What are the responsibilities of a salon manager? That’s the question.
And the real answer is, “It depends!”
In all likelihood, there are 3 different types of people watching this video.
The first is that you don’t own the salon, but are managing the salon for the owner.
The second is that ‘you’ are the salon owner, but have employed a salon manager to manage the daily operations of the salon.
The third is that you are the salon owner. You also work in the business full time, probably behind the chair, and ‘you’ manage the business on a daily basis.
I know salon managers that have ‘a key to open the door’ at the beginning of the day, and close the door at the end of the day. And that’s the beginning and end of their management responsibility.
I know other salon managers who handle the recruitment, the banking, the payroll, the staff training, the inventory management …And everything in between.
I know salon managers that have 1-2 team members to oversee, and others with over 100 on their team.
So what are the responsibilities of a salon manager? It depends.
There is a difference between ‘Salon MANAGEMENT’ responsibilities and ‘Salon MANAGER’ responsibilities’. And it’s not just the spelling!
‘Salon Management’ responsibilities. Means everything, from the ‘daily operations, the financial, the marketing, the human resource component, the legal and the health and safety.
In other words, ‘Salon Management’ is ultimately responsible for every area of the business.
Whereas the ‘Salon Manager’ responsibilities is talking about the specific areas of responsibility that have been designated to the individual ‘salon manager’.
And this is where the owner of the business, needs to take ownership and decide what the responsibilities are that they want the individual salon manager to have.
Once they have listed what those responsibilities are, then they need to develop a job description outlining those responsibilities.
And then recruit someone, either from within the business, or externally, that already has the necessary skills.
Or alternatively, they need to recruit someone or promote from within, and then train them in the skills needed to be able to fulfil that management role.
Unfortunately, all too often, salon owners just want to give someone the title of ‘Manager’ and to then hold them accountable for the salon performance as well as expect them to deal with all the day to day people problems.
And then they wonder why it doesn’t work.

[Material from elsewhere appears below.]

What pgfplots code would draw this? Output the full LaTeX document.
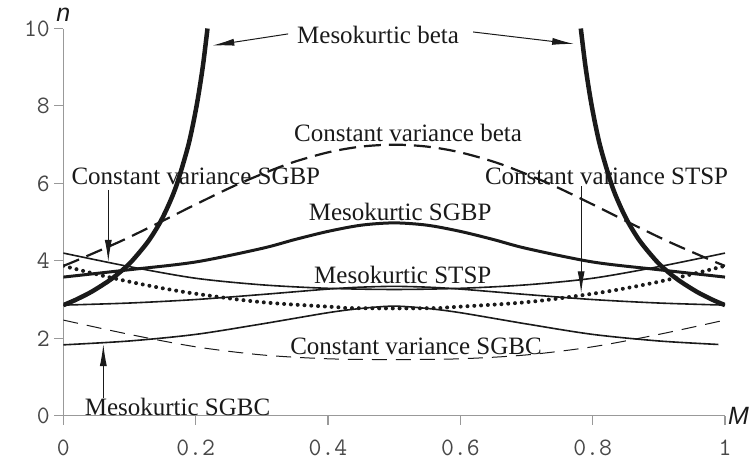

There isn’t a right or wrong list of ‘salon manager’ responsibilities.
The important thing is that if you’re the salon owner, that you define what the responsibilities are that you want to delegate to a manager.
And then to write up a job description, and offer the training and support, that reflects that.
As I say there isn’t a right or wrong list of what you may wish to delegate to a salon manager. It’s more a case of what’s ‘right or wrong’ for you and your business.
But as a generalisation most of the time, what the owner wants is to delegate the role of the day to day ‘people management’ to someone else. And they usually give that person the title of ‘salon manager’.
The titles that are given to positions are important, because, just the title alone, reflects a certain amount about the responsibilities of the position.
Some titles are culturally right in one salon, or even country, but may not be a fit in another. And sometimes titles are just about personal preference.
You could use the title ‘Salon Manager’. Or ‘Assistant Manager’. Or ‘Operations Manager’. Or Team Leader. They’re all similar, but different.
And as I say it also comes down to personal preference.
But if I had a salon today, and wanted to appoint someone to ‘manage the people side of the business’ on a day to day basis, I would choose the title ‘Team Leader’.
Because with that title, they know that their responsibility is about the people on their team.
And so even before a word of a job description has been written, there is already clarity about the direction of what their responsibilities are.